Pattern is a replica of the object to be cast, used to prepare the cavity into which molten material will be poured during the casting process.
Patterns used in sand casting may be made of wood, metal, plastics or other materials. Patterns are made to exacting standards of construction, so that they can last for a reasonable length of time, according to the quality grade of the pattern being built, and so that they will repeatably provide a dimensionally acceptable casting.
However with the advances in computing capabilities and Solid Freeform Fabrication technology (SFF) have made the designer's or patternmaker's 'science fiction' fantasy a reality for many part designers. All the designer needs to do is complete a three-dimensional (3-D) computer-aided design (CAD) model of the required shape and he has to click on a print icon.
SFF technologies use computer graphic representation and simple stock material to fabricate complex parts. Fused Deposition Modelling (FDM)2, Laminated-Object Manufacturing (LOM)3, Selective Laser Sintering (SLS)4 and 3-D printing5 can create functional parts in production materials ranging from plastic and nylon to ceramic and powdered metals. And with advanced computer numerical controlled (CNC) machining, metal parts with complex external shapes can be easily produced in limited quantities.
But, for designers of metal parts with complex internal geometries like cylinder heads, manifolds or transmission housings, traditional foundry sand casting is still the method of choice for producing production-intent prototype parts for functional testing. This new desktop manufacturing paradigm remains a dream. To create their functional cylinder head, the designer will need to design a set of tools or patterns for conventional sand casting.
They will need to design:
- Parting lines and add draft so the tool can be removed from the sand mould
- Core boxes for the complex sand cores that will create the void for the water jacket
- Prints to aid the foundry worker in the assembly of the cores to the sand mould.

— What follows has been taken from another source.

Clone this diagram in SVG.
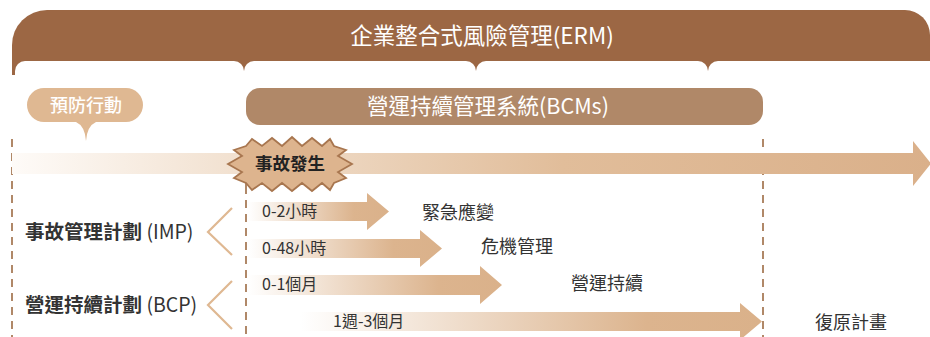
<svg xmlns="http://www.w3.org/2000/svg" width="930" height="337" viewBox="0 0 930 337">
<defs>
<style>
text{font-family:"Noto Sans CJK TC","Noto Sans CJK SC","Noto Sans",sans-serif;}
.w{fill:#ffffff;}
.lbl{font-size:18px;fill:#333333;}
.side{font-size:19.5px;fill:#333333;}
.sm{font-size:16px;fill:#333333;}
.dash{stroke:#b08868;stroke-width:2;stroke-dasharray:8 6;fill:none;}
.chev{stroke:#dfb892;stroke-width:2.2;fill:none;}
</style>
<linearGradient id="gMain" gradientUnits="userSpaceOnUse" x1="12" y1="0" x2="930" y2="0">
<stop offset="0" stop-color="#fefbf8"/>
<stop offset="0.28" stop-color="#f0ddca"/>
<stop offset="0.6" stop-color="#e1bd9a"/>
<stop offset="1" stop-color="#dab08a"/>
</linearGradient>
<linearGradient id="gSmall" x1="0" y1="0" x2="1" y2="0">
<stop offset="0" stop-color="#ffffff"/>
<stop offset="0.75" stop-color="#dcb48e"/>
<stop offset="1" stop-color="#dab18a"/>
</linearGradient>
</defs>

<g id="erm-banner">
<path d="M12,75 L12,45 A35,35 0 0 1 47,10 L905,10 A25,25 0 0 1 930,35 L930,75 Z" fill="#9c6744"/>
<rect x="15" y="61" width="229" height="30" rx="10" fill="#ffffff"/>
<rect x="244" y="61" width="232" height="30" rx="10" fill="#ffffff"/>
<rect x="476" y="61" width="232" height="30" rx="10" fill="#ffffff"/>
<rect x="708" y="61" width="240" height="30" rx="10" fill="#ffffff"/>
<text x="482" y="44" text-anchor="middle" font-size="22.5" class="w">企業整合式風險管理(ERM)</text>
</g>

<g id="prevent">
<path d="M44,88 L126,88 A17,17 0 0 1 126,122 L96,122 Q87,126 86,141 Q85,126 76,122 L44,122 A17,17 0 0 1 44,88 Z" fill="#dfb892"/>
<text x="86" y="112" text-anchor="middle" font-size="18" font-weight="500" class="w">預防行動</text>
</g>

<g id="bcms">
<rect x="246" y="88" width="517" height="37" rx="14" fill="#b08868"/>
<text x="488" y="114" text-anchor="middle" font-size="21.5" class="w">營運持續管理系統(BCMs)</text>
</g>

<g id="connectors">
<line class="dash" x1="12" y1="139" x2="12" y2="337"/>
<line class="dash" x1="763" y1="139" x2="763" y2="337"/>
<line x1="246" y1="183" x2="246" y2="194" stroke="#b08868" stroke-width="2"/>
<line class="dash" x1="246" y1="200" x2="246" y2="337"/>
<path id="main-arrow" d="M12,153 L913,153 L913,141 L931,163.5 L913,186 L913,174 L12,174 Z" fill="url(#gMain)"/>
<polyline class="chev" points="232,208 208,232 232,255"/>
<polyline class="chev" points="232,281 208,305 232,329"/>
</g>

<g id="incident">
<polygon points="246,146 252,139 262,146 272,138 282,146 292,137 302,146 312,138 322,146 330,139 334,146 346,150 338,156 352,164 338,172 346,178 334,183 330,190 322,183 312,191 302,183 292,191 282,183 272,191 262,183 252,190 246,183 234,178 242,172 228,164 242,156 234,150" fill="#ddb48e" stroke="#a8764f" stroke-width="1.8" stroke-linejoin="miter"/>
<text x="290" y="170" text-anchor="middle" font-size="17.5" font-weight="700" fill="#222222">事故發生</text>
</g>

<g id="imp-label">
<text x="25" y="239" class="side"><tspan font-weight="700">事故管理計劃</tspan> (IMP)</text>
</g>
<g id="bcp-label">
<text x="25" y="312" class="side"><tspan font-weight="700">營運持續計劃</tspan> (BCP)</text>
</g>

<g id="arrow-0-2h">
<path d="M248,202 L367,202 L367,193 L389,211.5 L367,230 L367,221 L248,221 Z" fill="url(#gSmall)"/>
<text x="262" y="217" class="sm">0-2小時</text>
</g>
<g id="arrow-0-48h">
<path d="M248,239 L420,239 L420,230 L442,248.5 L420,267 L420,258 L248,258 Z" fill="url(#gSmall)"/>
<text x="262" y="254" class="sm">0-48小時</text>
</g>
<g id="arrow-0-1m">
<path d="M248,275 L480,275 L480,266 L502,285 L480,304 L480,295 L248,295 Z" fill="url(#gSmall)"/>
<text x="262" y="290" class="sm">0-1個月</text>
</g>
<g id="arrow-1w-3m">
<path d="M300,312 L740,312 L740,303 L762,321.5 L740,340 L740,331 L300,331 Z" fill="url(#gSmall)"/>
<text x="333" y="327" class="sm">1週-3個月</text>
</g>

<g id="emergency"><text x="422" y="219" class="lbl">緊急應變</text></g>
<g id="crisis"><text x="481" y="253" class="lbl">危機管理</text></g>
<g id="continuity"><text x="571" y="290" class="lbl">營運持續</text></g>
<g id="recovery"><text x="815" y="329" class="lbl">復原計畫</text></g>
</svg>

Of course, the design of each of these components must consider appropriate shrinkage factors for the particular alloy she has in mind. She might employ many of the rapid prototyping techniques above to speed up the fabrication of the sand-cast tooling. The completed tools would then be sent to a foundry, where an experienced mould designer would design gates and risers to supply molten metal to the mould and permit the metal to cool without unwanted shrinkage. Even for an experienced mould designer, it will take several iterations to get a solid casting that is free from any porosity that might cause leaks from the water jacket to the combustion chamber. If a single miscalculation or mistake occurs, it is necessary to go back to the beginning to try all over again. It is no wonder that engine developers allocate months for each design iteration of a new engine.

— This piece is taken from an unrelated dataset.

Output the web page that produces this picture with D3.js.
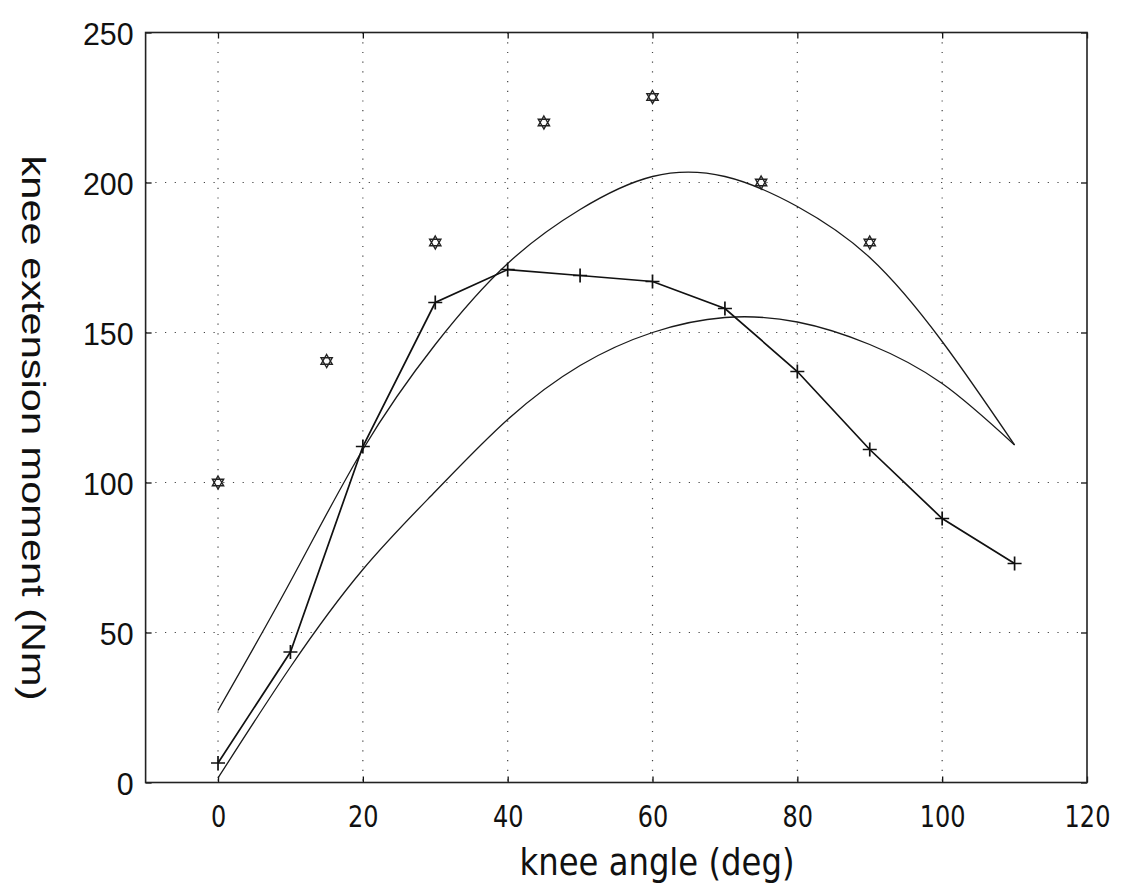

However, designers are now discovering ways to apply SFF technology in the foundry to create even more complex metal castings in small quantities without costly and time-consuming tooling6. They have discovered that they can produce production-intent parts for functional tests in days instead of months by foregoing the design and fabrication of tooling until the part design is finalised. More design iterations are possible in less time. They can even test multiple concepts with different configurations or different alloys simultaneously. Furthermore, as the final part design is fully tested, mass production tooling is created only once and correctly the first time. Automated die cast tools for a typical automotive cylinder head can cost in excess of two million dollars. Every time a design changes, these tools must be modified or scrapped. By employing patternless casting, designers can better optimise their designs and eliminate hundreds of thousands of dollars in wasted retooling costs.
One technique for patternless casting, called SandForm, was pioneered by DTM Corporation. In this process, foundry sand mixed with an organic binder is formed into a mould using an SLS machine. The sand is deposited in a thin layer and the shape of the part is sintered with a laser beam. The mould, complete with integral cores, is built up one layer at a time. Molten metal is then poured directly into the mould. Once the metal is cooled, the mould is broken away revealing the near net shape part.

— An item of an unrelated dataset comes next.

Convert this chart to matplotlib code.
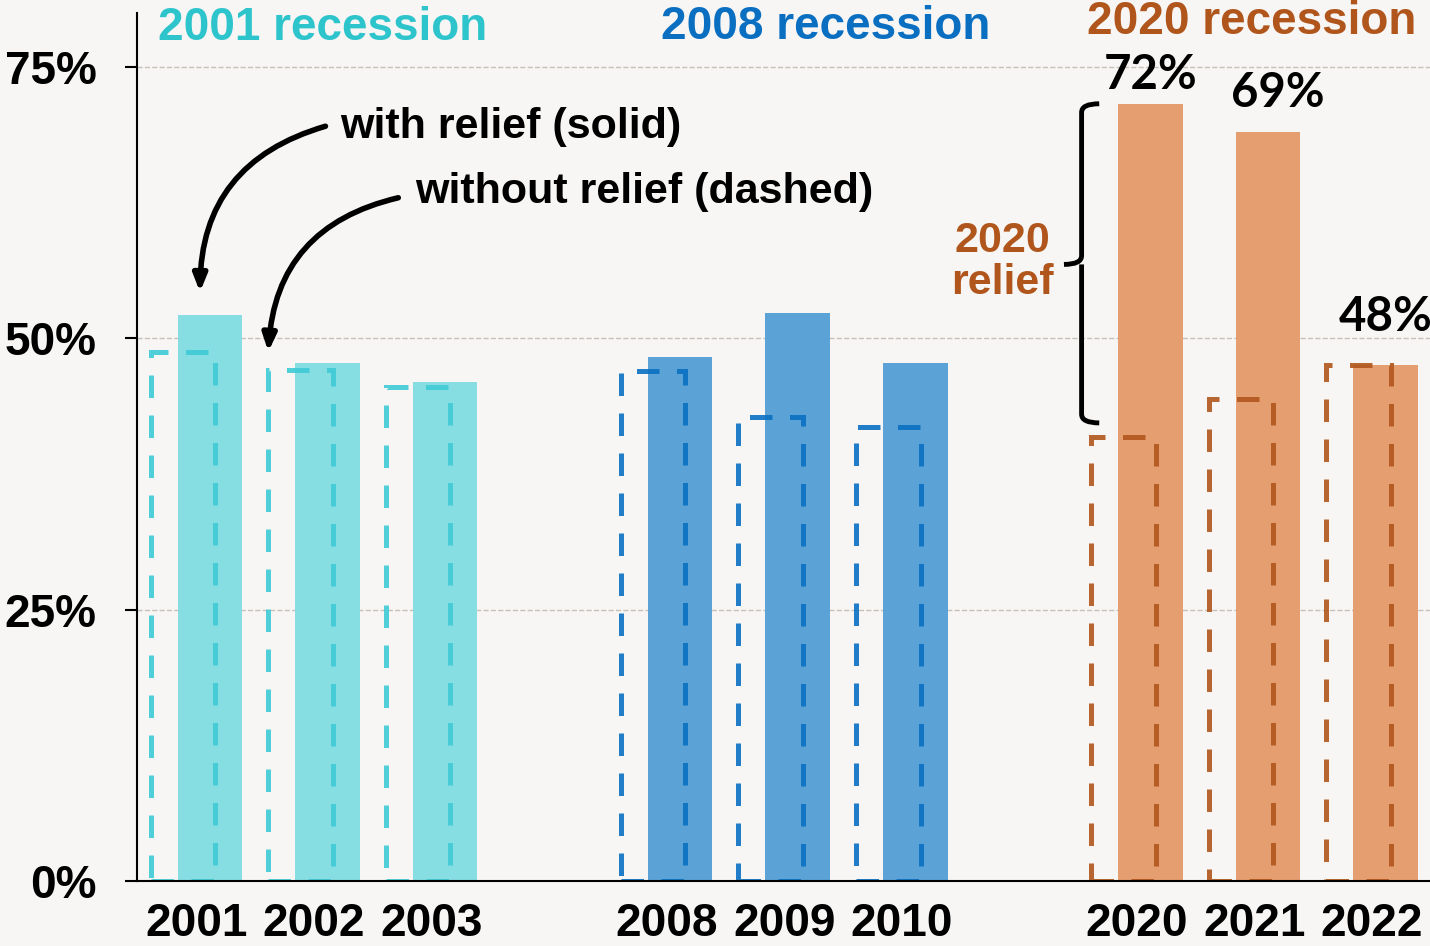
import matplotlib
matplotlib.use("Agg")
import matplotlib.pyplot as plt
from matplotlib.path import Path
from matplotlib.patches import PathPatch

plt.rcParams["font.family"] = ["Liberation Sans", "DejaVu Sans"]

years = ["2001", "2002", "2003", "2008", "2009", "2010", "2020", "2021", "2022"]
with_relief = [52.1, 47.7, 46.0, 48.3, 52.3, 47.7, 71.6, 69.0, 47.5]
without_relief = [48.7, 47.1, 45.5, 47.0, 42.7, 41.8, 40.9, 44.4, 47.5]
groups = ["2001 recession", "2008 recession", "2020 recession"]
top_labels = {"2020": "72%", "2021": "69%", "2022": "48%"}

solid_colors = ["#86DDE2", "#5BA2D6", "#E59E70"]
dash_colors = ["#3FCBD5", "#0A70C3", "#B0561C"]
group_text_colors = ["#2EC4CC", "#0B6FC1", "#B0561C"]

# three bars per recession, one empty slot between groups
x = [0, 1, 2, 4, 5, 6, 8, 9, 10]
off = 0.115
width = 0.55

fig = plt.figure(figsize=(14.3, 9.46), dpi=100)
fig.patch.set_facecolor("#F7F6F4")
ax = fig.add_axes([0.0958, 0.0687, 0.9042, 0.918])
ax.set_facecolor("#F7F6F4")

title_x = [1.07, 5.35, 8.98]
title_y = [78.6, 78.7, 79.1]
for g in range(3):
    idx = range(g * 3, g * 3 + 3)
    xs = [x[i] for i in idx]
    sc = solid_colors[g]
    ax.bar([v + off for v in xs], [with_relief[i] for i in idx], width=width,
           color=sc, zorder=2)
    ax.bar([v - off for v in xs], [without_relief[i] for i in idx], width=width,
           fill=False, edgecolor=dash_colors[g], linewidth=3.6,
           linestyle=(0, (4.5, 3.5)), alpha=0.9, zorder=3)
    ax.text(title_x[g], title_y[g], groups[g],
            color=group_text_colors[g], fontsize=33, fontweight="bold",
            ha="center", va="center")

# value labels on the 2020 bars
label_pad = {"2020": (0, 5), "2021": (7, 12), "2022": (0, 19)}
for i, yr in enumerate(years):
    if yr in top_labels:
        ax.annotate(top_labels[yr], (x[i] + off, with_relief[i]),
                    xytext=label_pad[yr], textcoords="offset points",
                    ha="center", va="bottom", fontsize=34, fontweight="bold",
                    family=["Lato", "DejaVu Sans"])

ax.set_xlim(-0.506, 10.494)
ax.set_ylim(0, 80)
ax.set_yticks([0, 25, 50, 75])
ax.set_yticklabels(["0%", "25%", "50%", "75%"])
ax.set_xticks(x)
ax.set_xticklabels(years)
ax.tick_params(axis="y", length=9, width=1.5, pad=20, labelsize=33)
ax.tick_params(axis="x", length=0, pad=15, labelsize=33)
for lab in ax.get_xticklabels() + ax.get_yticklabels():
    lab.set_fontweight("bold")

ax.grid(axis="y", color="#C9C0B8", linestyle="--", linewidth=1, zorder=0)
ax.set_axisbelow(True)
for s in ["top", "right"]:
    ax.spines[s].set_visible(False)
ax.spines["left"].set_linewidth(1.5)
ax.spines["bottom"].set_linewidth(1.5)
ax.spines["bottom"].set_zorder(5)

# arrows
arrow = dict(arrowstyle="-|>,head_length=1.0,head_width=0.4", color="black",
             lw=4, connectionstyle="arc3,rad=0.38")
ax.annotate("", xy=(0.03, 54.0), xytext=(1.12, 69.6), arrowprops=arrow)
ax.annotate("", xy=(0.61, 48.5), xytext=(1.74, 63.0), arrowprops=arrow)
ax.text(1.22, 69.5, "with relief (solid)", fontsize=31, fontweight="bold",
        ha="left", va="center")
ax.text(1.86, 63.5, "without relief (dashed)", fontsize=31, fontweight="bold",
        ha="left", va="center")

# brace for 2020 relief
top = with_relief[6]
bot = without_relief[6] + 1.3
mid = 56.8
bx = 7.53
verts = [(bx + 0.15, top), (bx, top), (bx, top - 0.8),
         (bx, mid + 0.8), (bx, mid), (bx - 0.15, mid),
         (bx, mid), (bx, mid - 0.8),
         (bx, bot + 0.8), (bx, bot), (bx + 0.15, bot)]
codes = [Path.MOVETO, Path.CURVE3, Path.CURVE3,
         Path.LINETO, Path.CURVE3, Path.CURVE3,
         Path.MOVETO, Path.CURVE3,
         Path.LINETO, Path.CURVE3, Path.CURVE3]
ax.add_patch(PathPatch(Path(verts, codes), fill=False, lw=3.5,
                       edgecolor="black", zorder=4, capstyle="butt"))
ax.text(6.86, 57.0, "2020\nrelief", color="#B0561C", fontsize=31,
        fontweight="bold", ha="center", va="center", linespacing=1.05)

fig.savefig("out.png", dpi=100, facecolor=fig.get_facecolor())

Another technique for creating moulds directly from a 3-D CAD design is called Direct Shell Production Casting (DSPC)7 and was developed by Soligen Technologies, Inc. DSPC uses 3-D printing to create a ceramic mould with integral cores. A thin layer of ceramic powder is spread and then an ink jet printhead deposits a silicate binder onto the powder in the shape of the part. After the shell is built, complete with gates and risering, the loose powder is removed and molten metal poured into the remaining shell.
Patternless casting, using either of these techniques, offers a variety of benefits to the designer. Early design concepts can be tested and compared with no regard to the undercuts, parting lines and core prints usually required in sand casting. Since no cost-prohibitive tools are created, multiple part configurations can be produced and tested simultaneously. Design modifications are easily accommodated in CAD and require no retooling. The time between iterations can be reduced by over 50%, allowing for better design optimisation and reduced time-to-market.